Believing we were copying mum’s four ingredient recipe, our amalgam of ingredients consisted of flour, eggs, butter and vinegar. Undeterred by the aesthetics of the final mix bearing little resemblance to mater’s, our kid and me proceeded with a tentative taste test.

On sampling the sourness of these amalgamated ingredient’s, our Ian and myself concluded that the fourth ingredient mum used in her recipe would’ve been sugar, not vinegar……. Subsequently, the mix was despatched into the kitchen bin; Ian and I wandering into the living room, where we inadvertently broke ornaments while messing around with a football.

This slapdash incident as a nine year old boy being my one and only lifetime attempt at baking.

In these times when there’s more of a clamour for savoury flavours within a gateau, who knows, there maybe a contemporary recipe incorporating vinegar amongst it’s source elements. After all, in recent times I’ve tasted cakes infused with beetroot, not to mention Guinness, which my taste buds deemed as flavoursome bequests.

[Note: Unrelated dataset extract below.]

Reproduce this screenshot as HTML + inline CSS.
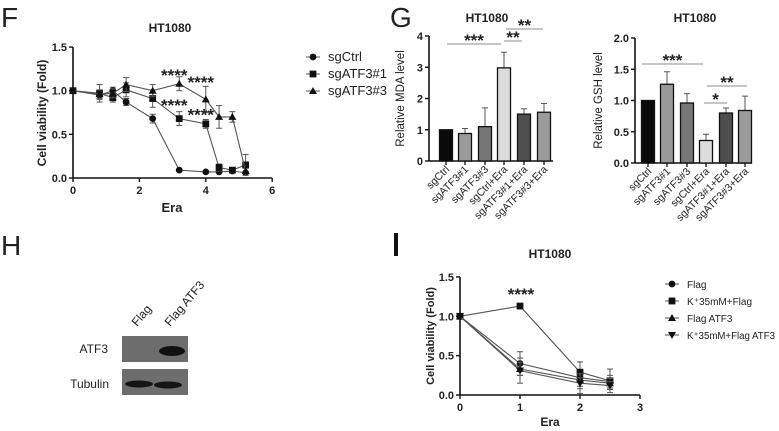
<!DOCTYPE html>
<html><head><meta charset="utf-8">
<style>
html,body{margin:0;padding:0;background:#fff;}
svg{display:block;font-family:"Liberation Sans",Arial,sans-serif;}
text{fill:#222;}
</style></head>
<body>
<svg id="fig" width="779" height="431" viewBox="0 0 779 431" data-name="figure" data-interactable="false">
<text x="1" y="27" font-size="28" data-name="panel-f-letter" data-interactable="false">F</text>
<text x="390" y="27" font-size="28" data-name="panel-g-letter" data-interactable="false">G</text>
<text x="1" y="255" font-size="28" data-name="panel-h-letter" data-interactable="false">H</text>
<rect x="394" y="233" width="4" height="23" fill="#111" data-name="panel-i-letter" data-interactable="false"/>
<g data-name="western-blot" data-interactable="false">
<rect x="122" y="336" width="66" height="26" fill="#6d6d6d" data-name="atf3-blot" data-interactable="false"/>
<ellipse cx="172" cy="351" rx="13" ry="5" fill="#111" data-name="atf3-band" data-interactable="false"/>
<rect x="122" y="369" width="66" height="26" fill="#6d6d6d" data-name="tubulin-blot" data-interactable="false"/>
<ellipse cx="139" cy="384" rx="14" ry="3.5" fill="#151515" data-name="tubulin-band-1" data-interactable="false"/>
<ellipse cx="168" cy="385" rx="14" ry="3.5" fill="#151515" data-name="tubulin-band-2" data-interactable="false"/>
<text x="108" y="353" font-size="12" text-anchor="end" data-name="atf3-label" data-interactable="false">ATF3</text>
<text x="109" y="388" font-size="12" text-anchor="end" data-name="tubulin-label" data-interactable="false">Tubulin</text>
<text transform="translate(137,327) rotate(-50)" font-size="12" data-name="lane-flag" data-interactable="false">Flag</text>
<text transform="translate(170,327) rotate(-50)" font-size="12" data-name="lane-flag-atf3" data-interactable="false">Flag ATF3</text>
</g>
</svg>
<script>
// Panel F data
const fX = [0,0.8,1.2,1.6,2.4,3.2,4,4.4,4.8,5.2];
const fCtrl = [1.0,0.95,1.0,0.87,0.68,0.09,0.07,0.07,0.08,0.06];
const fCtrlErr = [0,0.05,0.04,0.04,0.05,0.01,0.01,0.01,0.01,0.01];
const fAtf1 = [1.0,0.97,0.92,1.01,0.91,0.68,0.62,0.12,0.09,0.15];
const fAtf1Err = [0,0.1,0.05,0.08,0.1,0.08,0.05,0.04,0.02,0.12];
const fAtf3 = [1.0,0.96,0.97,1.07,1.0,1.08,0.9,0.7,0.7,0.08];
const fAtf3Err = [0,0.05,0.05,0.08,0.07,0.08,0.15,0.13,0.06,0.03];
const fXTicks = [0,2,4,6];
const fYTicks = [0.0,0.5,1.0,1.5];
// Panel G data
const gCats = ["sgCtrl","sgATF3#1","sgATF3#3","sgCtrl+Era","sgATF3#1+Era","sgATF3#3+Era"];
const mdaVals = [1.0,0.88,1.1,2.98,1.5,1.56];
const mdaErr = [0,0.16,0.6,0.5,0.17,0.28];
const gshVals = [1.0,1.26,0.96,0.36,0.8,0.84];
const gshErr = [0,0.2,0.15,0.1,0.08,0.23];
const barFills = ["#0a0a0a","#9a9a9a","#767676","#dcdcdc","#4e4e4e","#9a9a9a"];
const mdaTicks = [0,1,2,3,4];
const gshTicks = [0.0,0.5,1.0,1.5,2.0];
// Panel I data
const iX = [0,1,2,2.5];
const iFlag = [1.0,0.40,0.22,0.17];
const iFlagErr = [0,0.15,0.2,0.08];
const iKFlag = [1.0,1.13,0.29,0.18];
const iKFlagErr = [0,0.03,0.13,0.15];
const iFlagAtf3 = [1.0,0.33,0.19,0.15];
const iFlagAtf3Err = [0,0.08,0.08,0.06];
const iKFlagAtf3 = [1.0,0.31,0.15,0.12];
const iKFlagAtf3Err = [0,0.16,0.07,0.05];
const iXTicks = [0,1,2,3];
const iYTicks = [0.0,0.5,1.0,1.5];

const svg = document.getElementById('fig');
const NS = 'http://www.w3.org/2000/svg';
function mk(tag, attrs, parent){
  const e = document.createElementNS(NS, tag);
  for (const k in attrs) e.setAttribute(k, attrs[k]);
  (parent||svg).appendChild(e);
  return e;
}
function txt(x,y,s,size,anchor,bold,parent){
  const t = mk('text',{x:x,y:y,'font-size':size,'text-anchor':anchor||'middle'},parent);
  if (bold) t.setAttribute('font-weight','bold');
  t.textContent = s;
  return t;
}
function marker(type,x,y,g){
  let m;
  if (type==='circle') m = mk('circle',{cx:x,cy:y,r:3.4,fill:'#111'},g);
  else if (type==='square') m = mk('rect',{x:x-3.4,y:y-3.4,width:6.8,height:6.8,fill:'#111'},g);
  else if (type==='tri') m = mk('path',{d:`M${x},${y-4}L${x+4},${y+3}L${x-4},${y+3}Z`,fill:'#111'},g);
  else m = mk('path',{d:`M${x},${y+4}L${x+4},${y-3}L${x-4},${y-3}Z`,fill:'#111'},g);
  return m;
}
function axesXY(x0,x1,y0,y1,xs,ys,xt,yt,fmtY,g){
  mk('line',{x1:x0,y1:y0,x2:x0,y2:y1,stroke:'#111','stroke-width':1.6},g);
  mk('line',{x1:x0,y1:y0,x2:x1,y2:y0,stroke:'#111','stroke-width':1.6},g);
  if (xt) xt.forEach(v=>{const X=xs(v);mk('line',{x1:X,y1:y0,x2:X,y2:y0+4,stroke:'#111','stroke-width':1.4},g);txt(X,y0+16,String(v),11,'middle',true,g);});
  yt.forEach(v=>{const Y=ys(v);mk('line',{x1:x0-4,y1:Y,x2:x0,y2:Y,stroke:'#111','stroke-width':1.4},g);txt(x0-6,Y+4,fmtY(v),11,'end',true,g);});
}
function lineSeries(xsArr,ys,errs,xs,ysF,type,name,g){
  const sg = mk('g',{},g);
  sg.setAttribute('data-name', name);
  sg.setAttribute('data-interactable', 'false');
  let d='';
  xsArr.forEach((v,i)=>{d+=(i?'L':'M')+xs(v)+','+ysF(ys[i]);});
  mk('path',{d:d,fill:'none',stroke:'#555','stroke-width':1.1},sg);
  xsArr.forEach((v,i)=>{
    const X=xs(v), e=errs[i];
    if (e>0){
      const a=ysF(ys[i]+e), b=ysF(ys[i]-e);
      mk('line',{x1:X,y1:a,x2:X,y2:b,stroke:'#555','stroke-width':1},sg);
      mk('line',{x1:X-3,y1:a,x2:X+3,y2:a,stroke:'#555','stroke-width':1},sg);
      mk('line',{x1:X-3,y1:b,x2:X+3,y2:b,stroke:'#555','stroke-width':1},sg);
    }
    const m = marker(type,X,ysF(ys[i]),sg);
    m.setAttribute('data-name', name+'-point');
    m.setAttribute('data-interactable', 'false');
  });
}
function legendItem(x,y,type,label,size,g){
  const li = mk('g',{},g);
  li.setAttribute('data-name', 'legend-entry');
  li.setAttribute('data-interactable', 'false');
  mk('line',{x1:x-7,y1:y,x2:x+7,y2:y,stroke:'#555','stroke-width':1},li);
  marker(type,x,y,li);
  return txt(x+15,y+4,label,size,'start',false,li);
}

// ---- Panel F ----
(function(){
  const g = mk('g',{});
  g.setAttribute('data-name', 'panel-f-chart');
  g.setAttribute('data-interactable', 'false');
  const x0=73,y0=178;
  const xs=v=>x0+v*33.2, ys=v=>y0-v*87.3;
  axesXY(x0,xs(6),y0,ys(1.5),xs,ys,fXTicks,fYTicks,v=>v.toFixed(1),g);
  txt(170,32,'HT1080',12,'middle',true,g).setAttribute('data-name','panel-f-title');
  txt(172,212,'Era',13,'middle',true,g).setAttribute('data-name','x-axis-title');
  const yl = txt(0,0,'Cell viability (Fold)',12,'middle',true,g);
  yl.setAttribute('transform','translate(46,113) rotate(-90)');
  yl.setAttribute('data-name','y-axis-title');
  lineSeries(fX,fCtrl,fCtrlErr,xs,ys,'circle','series-sgctrl',g);
  lineSeries(fX,fAtf1,fAtf1Err,xs,ys,'square','series-sgatf3-1',g);
  lineSeries(fX,fAtf3,fAtf3Err,xs,ys,'tri','series-sgatf3-3',g);
  [[3.2,1.2],[4.0,1.12],[3.2,0.86],[4.0,0.75]].forEach(p=>{
    const s=txt(xs(p[0])-5,ys(p[1])+8,'****',17,'middle',true,g);
    s.setAttribute('data-name','significance-stars');
  });
  legendItem(313,57,'circle','sgCtrl',13,g);
  legendItem(313,74,'square','sgATF3#1',13,g);
  legendItem(313,91,'tri','sgATF3#3',13,g);
})();

// ---- Bar panels ----
function barPanel(name,x0,y0,per,xEnd,centers,vals,errs,ticks,fmt,title,titleX,ylab,sig){
  const g = mk('g',{});
  g.setAttribute('data-name', name);
  g.setAttribute('data-interactable', 'false');
  const ys=v=>y0-v*per;
  axesXY(x0,xEnd,y0,ys(ticks[ticks.length-1]),null,ys,null,ticks,fmt,g);
  txt(titleX,22,title,12,'middle',true,g);
  const yl=txt(0,0,ylab,11.5,'middle',false,g);
  const off = fmt(ticks[0]).length>1 ? 33 : 25;
  yl.setAttribute('transform','translate('+(x0-off)+','+((y0+ys(ticks[ticks.length-1]))/2)+') rotate(-90)');
  yl.setAttribute('data-name','y-axis-title');
  vals.forEach((v,i)=>{
    const c=centers[i];
    if (errs[i]>0){
      mk('line',{x1:c,y1:ys(v),x2:c,y2:ys(v+errs[i]),stroke:'#555','stroke-width':1},g);
      mk('line',{x1:c-3,y1:ys(v+errs[i]),x2:c+3,y2:ys(v+errs[i]),stroke:'#555','stroke-width':1},g);
    }
    const r=mk('rect',{x:c-6.5,y:ys(v),width:13,height:y0-ys(v),fill:barFills[i],stroke:'#111','stroke-width':1.3},g);
    r.setAttribute('data-name','bar-'+i);
    r.setAttribute('data-interactable','false');
    mk('line',{x1:c,y1:y0,x2:c,y2:y0+4,stroke:'#111','stroke-width':1.3},g);
    const t=txt(0,0,gCats[i],10.5,'end',false,g);
    t.setAttribute('transform','translate('+(c+4)+','+(y0+9)+') rotate(-45)');
    t.setAttribute('data-name','x-tick-label');
  });
  sig.forEach(s=>{
    mk('line',{x1:s[0],y1:s[2],x2:s[1],y2:s[2],stroke:'#666','stroke-width':0.8},g);
    const st=txt((s[0]+s[1])/2,s[2]+2,s[3],17,'middle',true,g);
    st.setAttribute('data-name','significance-stars');
  });
}
const mdaC=[446,465,485,504,524,544];
barPanel('mda-chart',429,161,31.25,553,mdaC,mdaVals,mdaErr,mdaTicks,v=>String(v),'HT1080',487,'Relative MDA level',
  [[447,501,44,'***'],[504,522,41,'**'],[506,543,29,'**']]);
const gshC=[648,667,687,706,726,745];
barPanel('gsh-chart',635,163,62.5,752,gshC,gshVals,gshErr,gshTicks,v=>v.toFixed(1),'HT1080',695,'Relative GSH level',
  [[642,703,64,'***'],[704,727,103,'*'],[707,747,86,'**']]);

// ---- Panel I ----
(function(){
  const g = mk('g',{});
  g.setAttribute('data-name', 'panel-i-chart');
  g.setAttribute('data-interactable', 'false');
  const x0=460,y0=395;
  const xs=v=>x0+v*60, ys=v=>y0-v*78.7;
  axesXY(x0,xs(3),y0,ys(1.5),xs,ys,iXTicks,iYTicks,v=>v.toFixed(1),g);
  txt(550,258,'HT1080',12,'middle',true,g).setAttribute('data-name','panel-i-title');
  txt(550,426,'Era',12,'middle',true,g).setAttribute('data-name','x-axis-title');
  const yl=txt(0,0,'Cell viability (Fold)',11,'middle',true,g);
  yl.setAttribute('transform','translate(434,336) rotate(-90)');
  yl.setAttribute('data-name','y-axis-title');
  lineSeries(iX,iFlag,iFlagErr,xs,ys,'circle','series-flag',g);
  lineSeries(iX,iKFlag,iKFlagErr,xs,ys,'square','series-k-flag',g);
  lineSeries(iX,iFlagAtf3,iFlagAtf3Err,xs,ys,'tri','series-flag-atf3',g);
  lineSeries(iX,iKFlagAtf3,iKFlagAtf3Err,xs,ys,'itri','series-k-flag-atf3',g);
  txt(xs(1)+1,ys(1.13)-6,'****',17,'middle',true,g).setAttribute('data-name','significance-stars');
  legendItem(672,284,'circle','Flag',10,g);
  legendItem(672,301,'square','K\u207A35mM+Flag',10,g);
  legendItem(672,318,'tri','Flag ATF3',10,g);
  const last = legendItem(672,335,'itri','K\u207A35mM+Flag ATF3',10,g);
  last.setAttribute('textLength','88');
  last.setAttribute('lengthAdjust','spacingAndGlyphs');
})();
</script>
</body></html>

You never know, Ian and me may’ve been ahead of our time with the cake mix faux pas in the 1970’s. Perhaps if we now used the same ingredients as over forty years ago the baked savoury vinegar infused gateau may prove popular with punters.

Our kid is visiting from Gateshead this weekend. When I take mum for her weekly shop at the White Rose Shopping Centre later, I’ll have to remember to pick up flour, eggs, butter and vinegar. I’m sure the old lady won’t object at her sons desire to recreate their decades old culinary experiment.

If she is obstructive, my brother can always utilise the eggs as a prop, re-igniting his childhood magic trick of wrapping an oeuf in a handkerchief and hitting it with a hammer. A boyhood illusion he’d seen a magician undertake which, to my sibling’s utter amazement, concluded with the egg still in tact.

So impressed was he at this illusion, Ian became determined to mimic the act for his friends. Sadly, for our kid he wasn’t quite able to master the magician’s slight of hand. Consequently our childhood home was frequently short of clean hankies and eggs.